(Your objective): Beginning with the opening line of the entries, return every line through the one containing "import plotly.graph_objects as go", both included, and nothing else. Omit pictures.

* Begin *

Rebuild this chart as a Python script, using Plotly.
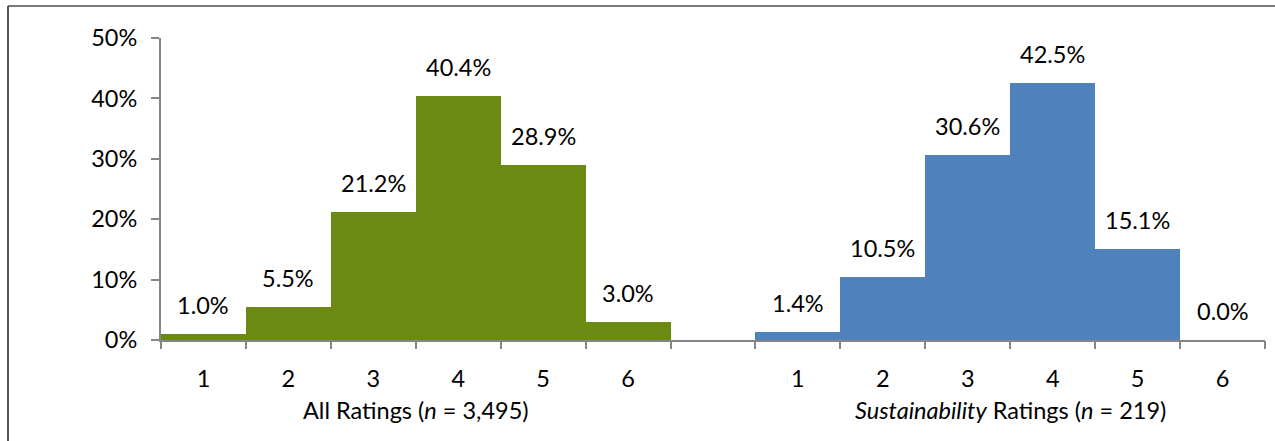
import plotly.graph_objects as go

ratings = ["1", "2", "3", "4", "5", "6"]
all_vals = [1.0, 5.5, 21.2, 40.4, 28.9, 3.0]
sus_vals = [1.4, 10.5, 30.6, 42.5, 15.1, 0.0]
group_titles = ["All Ratings (<i>n</i> = 3,495)", "<i>Sustainability</i> Ratings (<i>n</i> = 219)"]
y_ticks = [0, 10, 20, 30, 40, 50]

GREEN = "#6A8A12"
BLUE = "#4F81BD"
AXIS = "#868686"
FONT = "Lato"
FS = 23.5

n = len(ratings)
x_all = [i + 1 for i in range(n)]
x_sus = [i + n + 2 for i in range(n)]
n_slots = 2 * n + 1

fig = go.Figure()
fig.add_trace(go.Bar(x=x_all, y=all_vals, width=1, marker=dict(color=GREEN, line=dict(width=0)),
                     showlegend=False, hoverinfo="skip"))
fig.add_trace(go.Bar(x=x_sus, y=sus_vals, width=1, marker=dict(color=BLUE, line=dict(width=0)),
                     showlegend=False, hoverinfo="skip"))
# helper trace for boundary ticks axis
fig.add_trace(go.Scatter(x=[0.5, n_slots + 0.5], y=[None, None], xaxis="x2", showlegend=False,
                         hoverinfo="skip"))

annotations = []
for xs, vals in ((x_all, all_vals), (x_sus, sus_vals)):
    for x, v in zip(xs, vals):
        annotations.append(dict(x=x, y=v, xref="x", yref="y", text=f"{v:.1f}%", showarrow=False,
                                yanchor="bottom", yshift=13,
                                font=dict(family=FONT, size=FS, color="#000000")))
for xs, title in ((x_all, group_titles[0]), (x_sus, group_titles[1])):
    annotations.append(dict(x=(xs[0] + xs[-1]) / 2, y=-0.232, xref="x", yref="paper", text=title,
                            showarrow=False, yanchor="middle",
                            font=dict(family=FONT, size=FS, color="#000000")))

fig.update_layout(
    width=1275, height=441,
    margin=dict(l=161, r=10, t=38, b=101),
    paper_bgcolor="white", plot_bgcolor="white",
    font=dict(family=FONT, size=FS, color="#000000"),
    bargap=0,
    xaxis=dict(range=[0.5, n_slots + 0.5], tickvals=x_all + x_sus, ticktext=ratings + ratings,
               ticks="outside", ticklen=8, tickcolor="rgba(0,0,0,0)", ticklabelstandoff=9,
               showgrid=False, zeroline=False, showline=True, linecolor=AXIS, linewidth=2,
               tickfont=dict(family=FONT, size=FS)),
    xaxis2=dict(range=[0.5, n_slots + 0.5], overlaying="x", side="bottom", anchor="y",
                tickvals=[i + 0.5 for i in range(n_slots + 1)], showticklabels=False,
                ticks="outside", ticklen=8, tickwidth=2, tickcolor=AXIS,
                showgrid=False, zeroline=False, showline=False),
    yaxis=dict(range=[0, 50], tickvals=y_ticks, ticktext=[f"{t}%" for t in y_ticks],
               ticks="outside", ticklen=8, tickwidth=2, tickcolor=AXIS, ticklabelstandoff=9,
               showgrid=False, zeroline=False, showline=True, linecolor=AXIS, linewidth=2,
               tickfont=dict(family=FONT, size=FS)),
    annotations=annotations,
    shapes=[
        dict(type="line", xref="paper", yref="paper", x0=(8 - 161) / 1104, x1=1.2,
             y0=(340 - 6) / 302, y1=(340 - 6) / 302, line=dict(color="#7a7a7a", width=2)),
        dict(type="line", xref="paper", yref="paper", x0=(8 - 161) / 1104, x1=(8 - 161) / 1104,
             y0=(340 - 6) / 302, y1=-0.6, line=dict(color="#555555", width=2)),
    ],
)

fig.write_html("out.html")
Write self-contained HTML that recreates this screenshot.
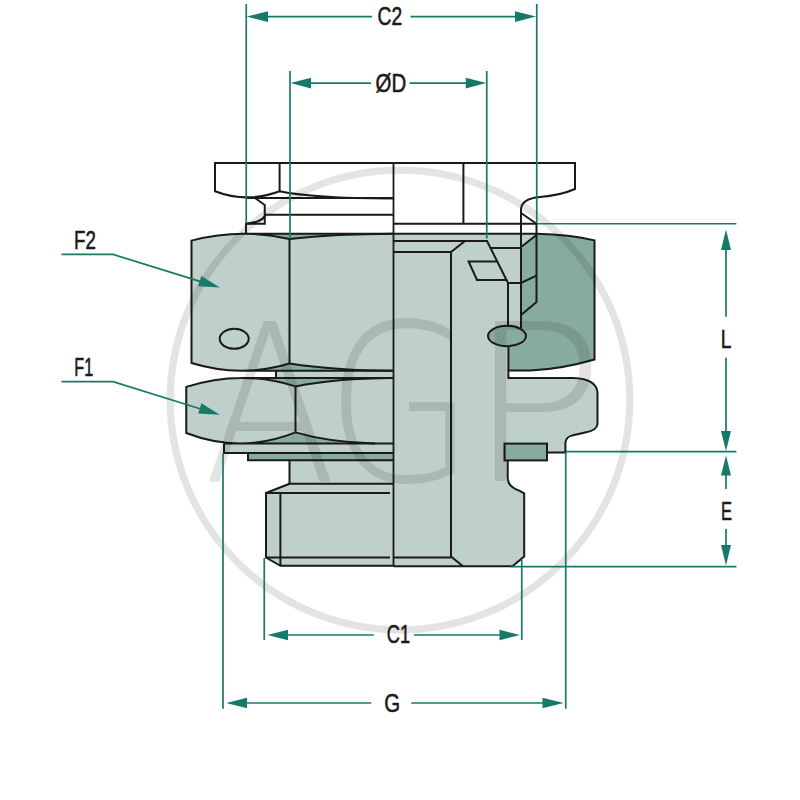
<!DOCTYPE html>
<html><head><meta charset="utf-8"><title>Fitting dimensions</title>
<style>
html,body{margin:0;padding:0;background:#fff;}
svg{display:block;}
.k{stroke:#1a1a18;stroke-width:2;fill:none;stroke-linejoin:miter;stroke-linecap:butt;}
.lg{fill:#bfcfcb;}
.dg{fill:#88aba1;}
.g{stroke:#17796a;stroke-width:1.7;fill:none;}
.ga{fill:#17796a;stroke:none;}
.t{font-family:"Liberation Sans",sans-serif;font-size:25px;fill:#1a1a18;}
.t text{stroke:#1a1a18;stroke-width:0.5;vector-effect:non-scaling-stroke;}
.wm{font-family:"DejaVu Sans","Liberation Sans",sans-serif;font-weight:200;fill:#000;}
</style></head><body>
<svg width="800" height="800" viewBox="0 0 800 800">
<rect width="800" height="800" fill="#fff"/>

<!-- ===== fills ===== -->
<g id="fills" stroke="none">
  <!-- F2 nut left half -->
  <path class="lg" d="M191.5,240.6 Q216,234.2 240.5,233.75 H393.5 V370.7 H240.5 Q216,370.6 191.5,363 Z"/>
  <!-- band under F2 -->
  <rect class="lg" x="276" y="370.7" width="117.5" height="7.3"/>
  <!-- F1 nut -->
  <path class="lg" d="M186.25,386.9 Q213.6,378 240.9,377.9 H393.5 V443.4 H240.9 Q213.6,443.5 186.25,433 Z"/>
  <!-- flange below F1 -->
  <rect class="lg" x="224" y="443.4" width="169.5" height="9.6"/>
  <rect class="dg" x="248" y="453" width="145.5" height="7.2"/>
  <rect class="lg" x="289.5" y="460.2" width="104" height="23.6"/>
  <path class="lg" d="M289.5,483.8 L266,493 V557.5 L280.4,565.8 H393.5 V483.8 Z"/>
  <!-- right body -->
  <path class="lg" d="M393.5,233.75 H536.5 V235 L521,247 V330 L508.4,340 V377.9 H573 Q596.5,378.6 597.5,392.5 V424 Q597,430.5 585,432.5 L572,435.4 Q565.6,437.5 565.4,443 V452.5 H547 V460.4 H507.7 V478.3 Q508,487 519.3,490.6 L524.2,493.4 V556.6 L512.4,566.3 H393.5 Z"/>
  <!-- seal -->
  <path class="dg" d="M521,247 L536.5,235 V233.75 Q570,234.5 594.5,240.4 V359.5 Q560,369.5 530,370.5 H508.4 V340 L521,330 Z"/>
  <!-- chamfer triangles on nuts -->
  <path class="dg" d="M240.5,233.75 H393.5 Q335,233.9 289.5,238.9 Q265,233.3 240.5,233.75 Z"/>
  <path class="dg" d="M240.5,370.7 H393.5 Q335,370.6 289.5,363.5 Q265,370.8 240.5,370.7 Z"/>
  <path class="dg" d="M240.9,377.9 H393.5 Q335,378.2 295.5,386.4 Q268.2,377.8 240.9,377.9 Z"/>
  <path class="dg" d="M240.9,443.4 H375 Q330,442.6 295.5,432.4 Q268.2,443.25 240.9,443.4 Z"/>
</g>

<!-- ===== black linework ===== -->
<g class="k">
  <!-- top part, left -->
  <path d="M393.5,162.9 H215 V191.25 Q247,203.5 279.6,191.25 V162.9"/>
  <path d="M279.6,191.25 Q315,198.6 393.5,198.4"/>
  <path d="M246,198 H393.5"/>
  <path d="M255,198 L264.75,205 V223.75 H246"/>
  <path d="M264.75,216 Q262,222 246,223.75 V233.75"/>
  <path d="M264.75,214.75 H393.5"/>
  <!-- top part, right -->
  <path d="M393.5,162.9 H575 V189 Q560,195.5 540,197 Q522,198.5 521,209 V328"/>
  <path d="M463.4,162.9 V223.75"/>
  <path d="M393.5,223.75 H536.5"/>
  <path d="M521,213 L536.5,223.75 V302 L521,315"/>
  <path d="M393.5,233.75 H536.5"/>
  <!-- F2 nut -->
  <path d="M393.5,233.75 H240.5 M289.5,238.9 Q240.5,227.75 191.5,240.6 V363 Q240.5,378.15 289.5,363.5 M240.5,370.7 H393.5"/>
  <path d="M289.5,238.9 Q335,233.9 393.5,233.75"/>
  <path d="M289.5,363.5 Q335,370.6 393.5,370.7"/>
  <path d="M289.5,238.9 V363.5"/>
  <ellipse cx="234.2" cy="338.8" rx="14.5" ry="10"/>
  <!-- band under F2 -->
  <path d="M276,370.7 V378"/>
  <!-- F1 nut -->
  <path d="M393.5,377.9 H240.9 M295.5,386.4 Q240.9,369.15 186.25,386.9 V433 Q240.9,454.1 295.5,432.4 M224,443.4 H393.5"/>
  <path d="M295.5,386.4 Q335,378.2 393.5,377.9"/>
  <path d="M295.5,432.4 Q330,442.6 375,443.4"/>
  <path d="M295.5,386.4 V432.4"/>
  <!-- flange / washer / body / thread -->
  <path d="M224,443.4 V453 H393.5"/>
  <path d="M248,453 V460.2 H393.5"/>
  <path d="M289.5,460.2 V483.8 H393.5"/>
  <path d="M289.5,483.8 L266,493 V557.5 L280.4,565.8 H393.5"/>
  <path d="M266,493 H390"/>
  <path d="M266,557.5 H390"/>
  <path d="M280.4,493 V565.8"/>
  <!-- right half inner -->
  <path d="M393.5,241 H487 L508,283 H521 L536.5,275.6"/>
  <path d="M465,241 L451,252 H393.5"/>
  <path d="M451,252 V556.6 L463,566.3"/>
  <path d="M393.5,557.5 H451"/>
  <path d="M490.5,248 H521"/>
  <path d="M521,247 L536.5,235"/>
  <path d="M497.2,261.4 H468.6 L477,280 H506.5"/>
  <path d="M508,283 V326 M508.4,346 V370.5"/>
  <!-- seal outline -->
  <path d="M536.5,233.75 Q570,234.5 594.5,240.4 V359.5 Q560,369.5 530,370.5 H508.4 V377.9 H573 Q596.5,378.6 597.5,392.5 V424 Q597,430.5 585,432.5 L572,435.4 Q565.6,437.5 565.4,443 V452.5 H547"/>
  <!-- lower right body -->
  <path d="M507.7,460.4 V478.3 Q508,487 519.3,490.6 L524.2,493.4 V556.6 L512.4,566.3 H393.5"/>
  <!-- centre line -->
  <path d="M393.5,162.9 V566.3" stroke-width="1.8"/>
</g>
<ellipse cx="507" cy="336" rx="19" ry="10.2" class="dg" stroke="#1a1a18" stroke-width="2"/>
<rect x="504.5" y="443.6" width="42.5" height="16.8" class="dg" stroke="#1a1a18" stroke-width="2"/>

<!-- ===== watermark ===== -->
<g opacity="0.105">
  <circle cx="400" cy="400" r="229.8" fill="none" stroke="#000" stroke-width="7.2"/>
  <text class="wm" font-size="220" transform="translate(203.3,480.5) scale(0.888,1)">A</text>
  <text class="wm" font-size="220" transform="translate(325.1,480.5) scale(0.88,1)">G</text>
  <text class="wm" font-size="220" transform="translate(466.9,480.5) scale(1.043,1)">P</text>
</g>

<!-- ===== dimension lines ===== -->
<g class="g">
  <path d="M246.25,4 V223.5"/>
  <path d="M536.75,4 V223"/>
  <path d="M290,71 V238.5"/>
  <path d="M486.75,71 V238.5"/>
  <path d="M267,16.6 H372 M410.5,16.6 H516"/>
  <path d="M310,83.1 H371 M409.5,83.1 H466"/>
  <path d="M537,223.75 H736.4"/>
  <path d="M566,451.6 H736.4"/>
  <path d="M511,566.6 H736.4"/>
  <path d="M726,249 V316.8 M726,357.75 V432"/>
  <path d="M726,475 V489 M726,529 V546"/>
  <path d="M223,453 V708.75"/>
  <path d="M565.75,452 V708.75"/>
  <path d="M264.25,558 V640"/>
  <path d="M521.75,560 V640"/>
  <path d="M287,635 H373.75 M413.75,635 H500"/>
  <path d="M246,703 H371.25 M411.25,703 H543"/>
  <path d="M61.5,254.4 H113 L200,281.4"/>
  <path d="M61.5,381.7 H113 L200,408.7"/>
</g>
<g class="ga">
  <path d="M246.8,16.6 L268,11.3 V21.9 Z"/>
  <path d="M536,16.6 L515,11.3 V21.9 Z"/>
  <path d="M290.5,83.1 L311,77.8 V88.4 Z"/>
  <path d="M486.2,83.1 L465.75,77.8 V88.4 Z"/>
  <path d="M726,229.4 L721,250 H731 Z"/>
  <path d="M726,451 L721,431 H731 Z"/>
  <path d="M726,455.6 L721,475.6 H731 Z"/>
  <path d="M726,565.6 L721,545 H731 Z"/>
  <path d="M267.5,635 L288,629.7 V640.3 Z"/>
  <path d="M520,635 L499.5,629.7 V640.3 Z"/>
  <path d="M226.25,703 L247,697.7 V708.3 Z"/>
  <path d="M563.75,703 L542.5,697.7 V708.3 Z"/>
  <path d="M219.8,287.5 L198.2,286.3 L201.4,276 Z"/>
  <path d="M219.8,414.8 L198.2,413.6 L201.4,403.3 Z"/>
</g>

<!-- ===== labels ===== -->
<g class="t">
  <text transform="translate(377.5,24.9) scale(0.771,1)">C2</text>
  <text transform="translate(375.6,91.75) scale(0.817,1)">ØD</text>
  <text transform="translate(74.1,248.5) scale(0.75,1)">F2</text>
  <text transform="translate(74.3,375.8) scale(0.646,1)">F1</text>
  <text transform="translate(720.8,347.75) scale(0.764,1)">L</text>
  <text transform="translate(721,519.5) scale(0.662,1)">E</text>
  <text transform="translate(386.8,642.9) scale(0.727,1)">C1</text>
  <text transform="translate(384.2,711.6) scale(0.818,1)">G</text>
</g>
</svg>
</body></html>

* End *

(Exercise answer):
Rebuild this chart as a Python script, using Plotly.
import plotly.graph_objects as go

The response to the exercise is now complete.